Exercise instructions =
Extract word for word the lines of the listing from its start to the line holding "const yTickLabels = ['0,1', '1', '10', '100'];", both ends kept; pictures are not part of the copy.

Data provided =
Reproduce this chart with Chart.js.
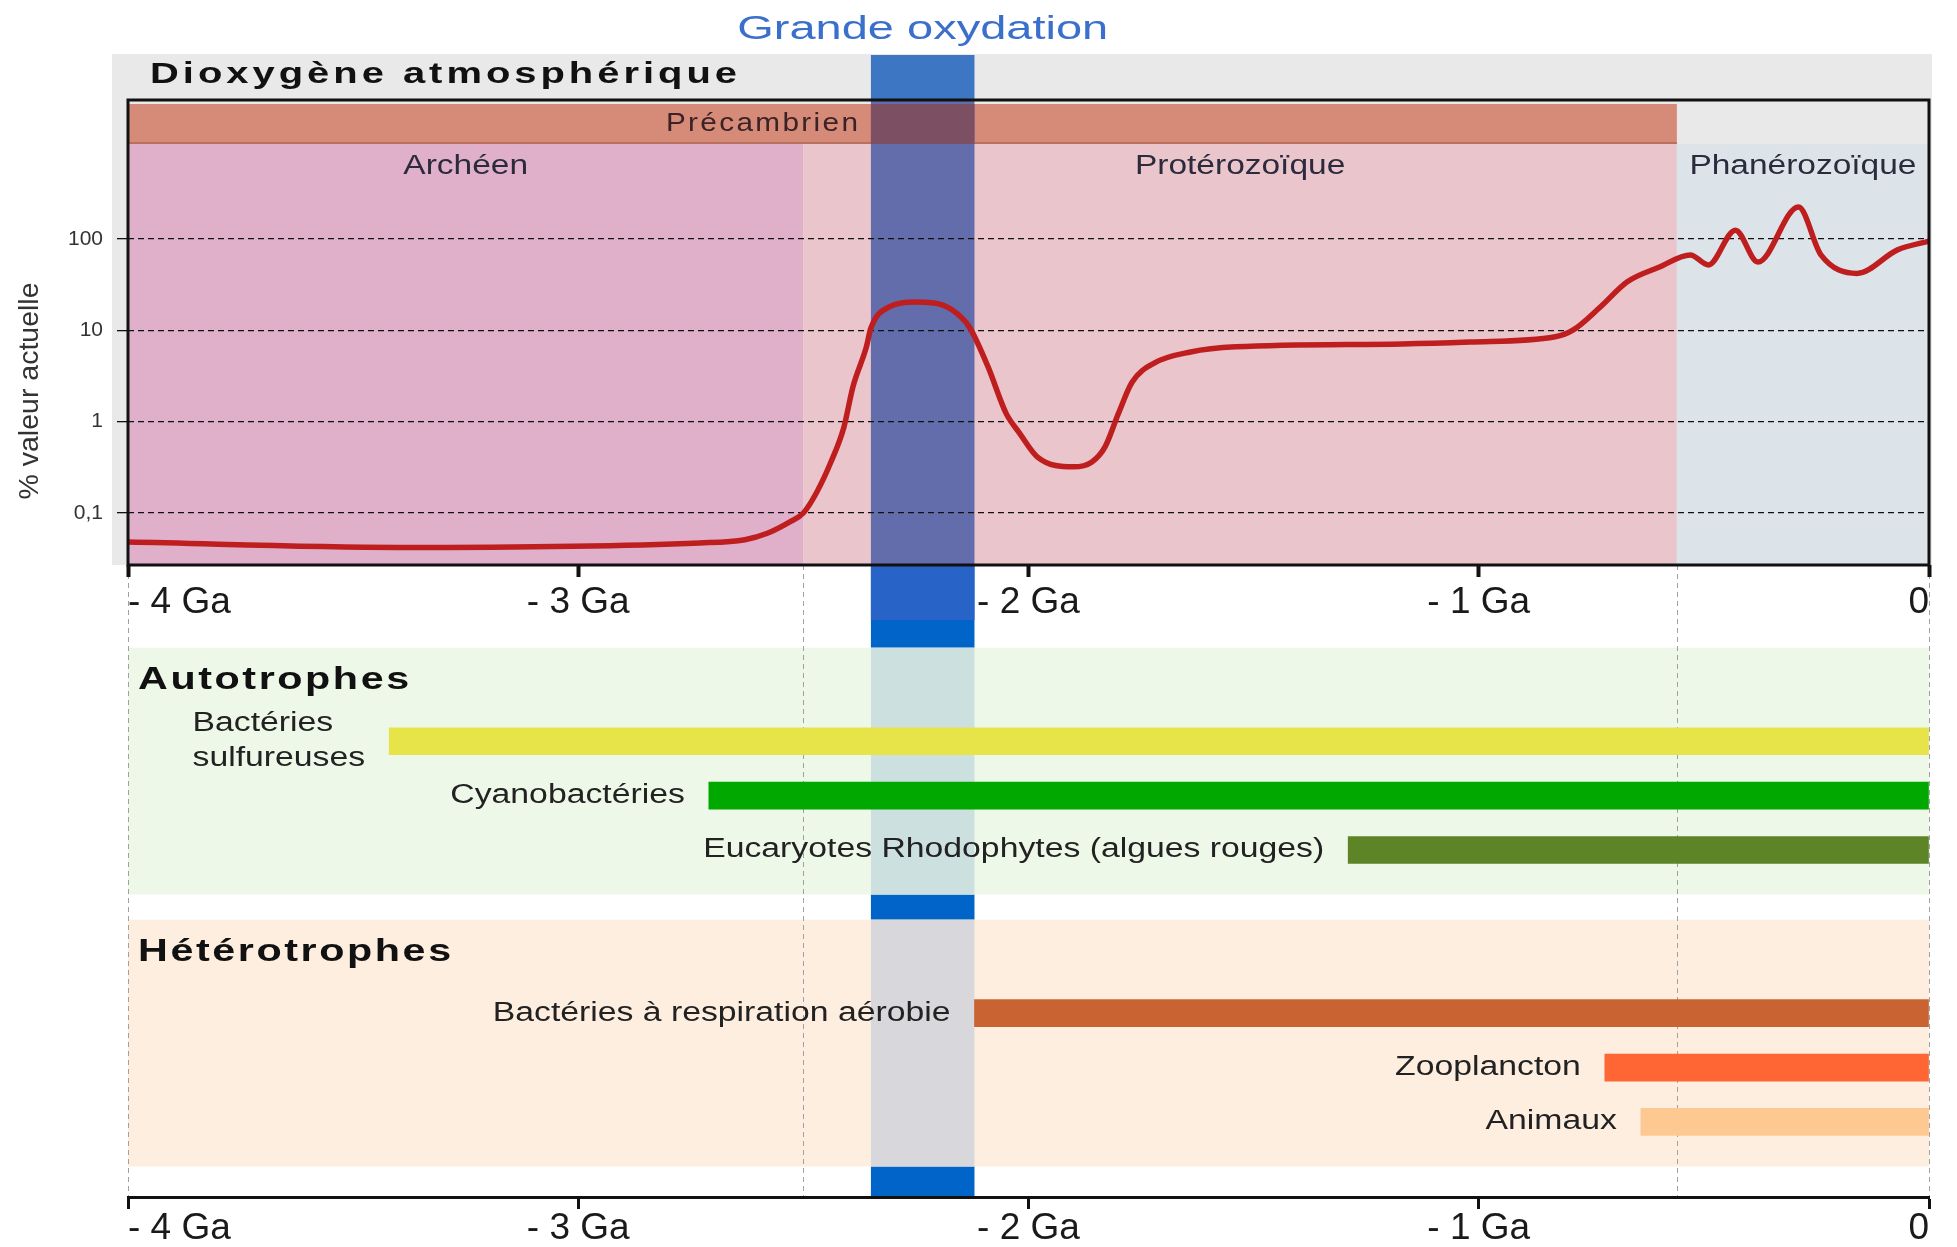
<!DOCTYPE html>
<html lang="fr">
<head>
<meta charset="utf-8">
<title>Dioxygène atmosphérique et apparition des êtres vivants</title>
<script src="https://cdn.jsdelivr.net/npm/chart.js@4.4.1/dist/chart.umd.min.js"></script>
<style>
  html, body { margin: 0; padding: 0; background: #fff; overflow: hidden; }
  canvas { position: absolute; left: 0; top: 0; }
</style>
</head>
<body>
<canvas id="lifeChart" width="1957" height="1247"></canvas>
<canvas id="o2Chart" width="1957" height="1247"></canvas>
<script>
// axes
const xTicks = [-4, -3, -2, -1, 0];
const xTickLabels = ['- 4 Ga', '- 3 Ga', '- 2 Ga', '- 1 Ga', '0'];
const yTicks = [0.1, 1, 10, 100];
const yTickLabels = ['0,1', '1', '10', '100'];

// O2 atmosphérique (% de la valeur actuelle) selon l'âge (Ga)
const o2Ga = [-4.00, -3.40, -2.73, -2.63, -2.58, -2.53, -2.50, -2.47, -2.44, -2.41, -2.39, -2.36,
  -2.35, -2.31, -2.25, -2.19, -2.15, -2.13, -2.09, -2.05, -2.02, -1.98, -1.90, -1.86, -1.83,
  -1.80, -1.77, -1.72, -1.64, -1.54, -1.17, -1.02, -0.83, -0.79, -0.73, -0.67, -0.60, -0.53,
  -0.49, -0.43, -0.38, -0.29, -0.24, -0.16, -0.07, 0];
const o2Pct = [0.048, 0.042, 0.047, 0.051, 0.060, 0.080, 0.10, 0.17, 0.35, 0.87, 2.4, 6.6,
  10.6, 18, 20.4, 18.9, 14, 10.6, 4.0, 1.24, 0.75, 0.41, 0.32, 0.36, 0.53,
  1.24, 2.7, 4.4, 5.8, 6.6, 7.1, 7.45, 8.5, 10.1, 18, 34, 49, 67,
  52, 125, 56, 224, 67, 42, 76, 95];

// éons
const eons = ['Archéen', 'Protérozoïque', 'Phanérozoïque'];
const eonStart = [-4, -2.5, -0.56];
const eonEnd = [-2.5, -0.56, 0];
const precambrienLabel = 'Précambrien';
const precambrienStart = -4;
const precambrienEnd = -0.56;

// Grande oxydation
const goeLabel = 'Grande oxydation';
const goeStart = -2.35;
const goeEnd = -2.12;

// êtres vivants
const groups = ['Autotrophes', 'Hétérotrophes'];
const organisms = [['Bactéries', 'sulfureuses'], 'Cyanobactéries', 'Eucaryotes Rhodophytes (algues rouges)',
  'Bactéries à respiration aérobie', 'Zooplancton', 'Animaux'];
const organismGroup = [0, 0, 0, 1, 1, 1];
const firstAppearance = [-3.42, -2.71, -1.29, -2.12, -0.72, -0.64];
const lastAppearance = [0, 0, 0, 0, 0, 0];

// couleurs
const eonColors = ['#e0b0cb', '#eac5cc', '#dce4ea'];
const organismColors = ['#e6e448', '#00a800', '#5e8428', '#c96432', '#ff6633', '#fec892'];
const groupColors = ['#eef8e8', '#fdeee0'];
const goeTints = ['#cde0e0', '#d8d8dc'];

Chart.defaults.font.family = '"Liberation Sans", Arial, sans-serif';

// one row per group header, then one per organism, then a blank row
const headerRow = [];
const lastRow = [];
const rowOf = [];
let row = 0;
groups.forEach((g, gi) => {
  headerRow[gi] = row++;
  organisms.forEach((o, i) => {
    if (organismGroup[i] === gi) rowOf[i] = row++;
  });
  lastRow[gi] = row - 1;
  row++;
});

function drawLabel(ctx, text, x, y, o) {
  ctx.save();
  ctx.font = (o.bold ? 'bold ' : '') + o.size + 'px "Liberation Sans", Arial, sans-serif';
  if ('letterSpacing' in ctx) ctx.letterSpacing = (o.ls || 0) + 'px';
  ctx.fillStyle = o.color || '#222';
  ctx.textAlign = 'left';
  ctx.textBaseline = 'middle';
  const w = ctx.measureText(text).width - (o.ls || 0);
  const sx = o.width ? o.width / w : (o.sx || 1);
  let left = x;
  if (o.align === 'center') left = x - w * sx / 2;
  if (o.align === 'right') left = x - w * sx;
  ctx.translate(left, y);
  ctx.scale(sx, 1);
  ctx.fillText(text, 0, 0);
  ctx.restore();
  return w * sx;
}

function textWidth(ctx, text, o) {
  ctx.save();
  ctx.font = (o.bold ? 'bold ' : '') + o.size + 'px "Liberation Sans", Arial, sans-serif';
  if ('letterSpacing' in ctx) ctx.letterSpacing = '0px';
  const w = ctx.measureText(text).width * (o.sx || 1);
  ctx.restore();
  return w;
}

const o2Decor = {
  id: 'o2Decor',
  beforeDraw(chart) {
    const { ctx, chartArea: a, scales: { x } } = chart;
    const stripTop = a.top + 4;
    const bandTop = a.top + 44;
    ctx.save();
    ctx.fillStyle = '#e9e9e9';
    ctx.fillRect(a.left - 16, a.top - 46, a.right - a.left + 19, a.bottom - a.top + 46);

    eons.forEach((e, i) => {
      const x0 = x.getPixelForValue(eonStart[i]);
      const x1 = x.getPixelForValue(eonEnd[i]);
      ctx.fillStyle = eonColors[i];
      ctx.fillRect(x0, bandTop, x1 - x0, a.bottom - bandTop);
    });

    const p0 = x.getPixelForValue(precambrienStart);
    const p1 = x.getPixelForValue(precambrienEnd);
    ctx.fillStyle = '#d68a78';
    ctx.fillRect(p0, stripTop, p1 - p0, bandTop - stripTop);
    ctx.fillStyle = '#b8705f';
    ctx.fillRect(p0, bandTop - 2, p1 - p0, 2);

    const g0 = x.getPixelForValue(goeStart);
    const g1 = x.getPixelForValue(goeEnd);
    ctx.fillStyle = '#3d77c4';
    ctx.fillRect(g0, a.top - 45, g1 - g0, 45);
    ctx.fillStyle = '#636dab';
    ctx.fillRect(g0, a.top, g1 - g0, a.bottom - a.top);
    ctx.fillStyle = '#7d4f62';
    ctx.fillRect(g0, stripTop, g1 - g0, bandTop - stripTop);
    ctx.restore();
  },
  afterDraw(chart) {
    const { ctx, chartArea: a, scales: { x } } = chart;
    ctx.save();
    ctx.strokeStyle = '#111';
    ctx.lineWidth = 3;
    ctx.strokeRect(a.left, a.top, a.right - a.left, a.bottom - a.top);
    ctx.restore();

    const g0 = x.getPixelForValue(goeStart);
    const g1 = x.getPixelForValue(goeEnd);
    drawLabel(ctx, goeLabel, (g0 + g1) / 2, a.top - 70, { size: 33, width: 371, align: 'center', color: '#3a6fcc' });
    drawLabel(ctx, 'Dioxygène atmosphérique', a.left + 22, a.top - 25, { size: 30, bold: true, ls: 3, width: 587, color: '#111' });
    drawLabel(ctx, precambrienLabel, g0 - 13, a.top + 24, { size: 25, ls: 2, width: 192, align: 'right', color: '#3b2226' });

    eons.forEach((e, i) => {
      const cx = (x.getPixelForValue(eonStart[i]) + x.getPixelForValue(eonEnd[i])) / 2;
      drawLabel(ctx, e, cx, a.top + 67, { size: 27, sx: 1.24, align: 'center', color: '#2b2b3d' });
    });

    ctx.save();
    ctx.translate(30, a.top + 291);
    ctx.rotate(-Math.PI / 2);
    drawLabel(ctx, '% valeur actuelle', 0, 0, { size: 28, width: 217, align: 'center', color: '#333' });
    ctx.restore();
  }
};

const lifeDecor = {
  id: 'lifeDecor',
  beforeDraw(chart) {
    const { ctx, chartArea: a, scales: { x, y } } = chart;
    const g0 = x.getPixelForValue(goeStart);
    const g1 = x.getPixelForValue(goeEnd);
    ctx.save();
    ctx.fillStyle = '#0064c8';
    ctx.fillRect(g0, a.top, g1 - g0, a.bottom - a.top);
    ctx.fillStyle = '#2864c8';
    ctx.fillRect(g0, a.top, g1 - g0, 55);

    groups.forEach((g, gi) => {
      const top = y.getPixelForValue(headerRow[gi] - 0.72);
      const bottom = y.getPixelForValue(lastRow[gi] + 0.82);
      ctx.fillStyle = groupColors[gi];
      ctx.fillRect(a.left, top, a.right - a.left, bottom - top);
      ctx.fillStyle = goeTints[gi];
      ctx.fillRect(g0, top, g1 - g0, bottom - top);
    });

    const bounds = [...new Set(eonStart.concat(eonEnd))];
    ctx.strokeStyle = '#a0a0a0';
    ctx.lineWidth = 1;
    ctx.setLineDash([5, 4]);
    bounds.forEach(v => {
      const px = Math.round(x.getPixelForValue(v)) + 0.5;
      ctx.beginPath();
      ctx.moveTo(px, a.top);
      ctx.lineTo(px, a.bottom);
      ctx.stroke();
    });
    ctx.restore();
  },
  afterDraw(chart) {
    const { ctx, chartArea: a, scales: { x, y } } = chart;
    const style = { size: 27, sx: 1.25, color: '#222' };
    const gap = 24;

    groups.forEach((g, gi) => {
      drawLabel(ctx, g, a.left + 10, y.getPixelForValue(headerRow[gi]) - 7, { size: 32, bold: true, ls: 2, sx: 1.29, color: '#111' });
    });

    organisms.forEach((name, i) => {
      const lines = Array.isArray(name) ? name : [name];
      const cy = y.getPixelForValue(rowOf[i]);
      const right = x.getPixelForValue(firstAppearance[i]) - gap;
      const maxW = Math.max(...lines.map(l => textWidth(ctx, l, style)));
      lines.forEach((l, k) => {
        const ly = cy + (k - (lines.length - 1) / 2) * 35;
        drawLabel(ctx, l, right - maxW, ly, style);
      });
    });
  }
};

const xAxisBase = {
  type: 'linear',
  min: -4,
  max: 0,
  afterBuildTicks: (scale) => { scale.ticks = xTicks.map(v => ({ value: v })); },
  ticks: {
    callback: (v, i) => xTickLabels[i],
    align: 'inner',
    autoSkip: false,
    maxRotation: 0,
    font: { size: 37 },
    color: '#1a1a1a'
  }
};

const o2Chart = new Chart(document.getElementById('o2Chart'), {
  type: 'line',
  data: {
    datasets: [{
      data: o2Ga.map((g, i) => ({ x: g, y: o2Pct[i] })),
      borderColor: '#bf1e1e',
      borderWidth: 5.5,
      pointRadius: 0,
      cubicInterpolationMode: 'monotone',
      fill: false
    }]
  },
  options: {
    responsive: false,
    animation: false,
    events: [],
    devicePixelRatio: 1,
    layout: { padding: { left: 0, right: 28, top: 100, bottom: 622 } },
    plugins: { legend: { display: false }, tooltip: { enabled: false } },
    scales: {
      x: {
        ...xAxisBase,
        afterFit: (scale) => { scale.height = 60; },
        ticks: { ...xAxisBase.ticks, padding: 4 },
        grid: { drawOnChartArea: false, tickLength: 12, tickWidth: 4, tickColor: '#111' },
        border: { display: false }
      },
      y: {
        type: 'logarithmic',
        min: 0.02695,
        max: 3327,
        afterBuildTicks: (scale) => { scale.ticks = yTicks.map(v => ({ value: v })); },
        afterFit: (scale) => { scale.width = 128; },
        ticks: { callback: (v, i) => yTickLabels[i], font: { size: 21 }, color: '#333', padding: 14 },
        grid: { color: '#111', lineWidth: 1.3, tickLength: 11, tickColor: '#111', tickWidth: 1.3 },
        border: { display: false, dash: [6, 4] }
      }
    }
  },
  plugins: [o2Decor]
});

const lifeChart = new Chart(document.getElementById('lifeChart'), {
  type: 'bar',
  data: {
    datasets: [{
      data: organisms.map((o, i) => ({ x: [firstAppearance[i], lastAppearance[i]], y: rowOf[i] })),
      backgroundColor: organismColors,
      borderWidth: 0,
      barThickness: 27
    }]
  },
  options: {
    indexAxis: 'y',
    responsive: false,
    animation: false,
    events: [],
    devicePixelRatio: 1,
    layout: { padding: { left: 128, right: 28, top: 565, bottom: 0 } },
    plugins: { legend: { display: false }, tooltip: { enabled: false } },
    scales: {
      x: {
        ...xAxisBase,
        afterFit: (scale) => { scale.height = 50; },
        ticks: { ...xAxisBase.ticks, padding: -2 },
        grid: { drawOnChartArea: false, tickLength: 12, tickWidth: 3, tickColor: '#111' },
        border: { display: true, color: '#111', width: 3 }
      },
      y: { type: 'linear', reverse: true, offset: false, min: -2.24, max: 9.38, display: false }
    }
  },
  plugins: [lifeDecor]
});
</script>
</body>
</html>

Expected answer =
Reproduce this chart with Chart.js.
<!DOCTYPE html>
<html lang="fr">
<head>
<meta charset="utf-8">
<title>Dioxygène atmosphérique et apparition des êtres vivants</title>
<script src="https://cdn.jsdelivr.net/npm/chart.js@4.4.1/dist/chart.umd.min.js"></script>
<style>
  html, body { margin: 0; padding: 0; background: #fff; overflow: hidden; }
  canvas { position: absolute; left: 0; top: 0; }
</style>
</head>
<body>
<canvas id="lifeChart" width="1957" height="1247"></canvas>
<canvas id="o2Chart" width="1957" height="1247"></canvas>
<script>
// axes
const xTicks = [-4, -3, -2, -1, 0];
const xTickLabels = ['- 4 Ga', '- 3 Ga', '- 2 Ga', '- 1 Ga', '0'];
const yTicks = [0.1, 1, 10, 100];
const yTickLabels = ['0,1', '1', '10', '100'];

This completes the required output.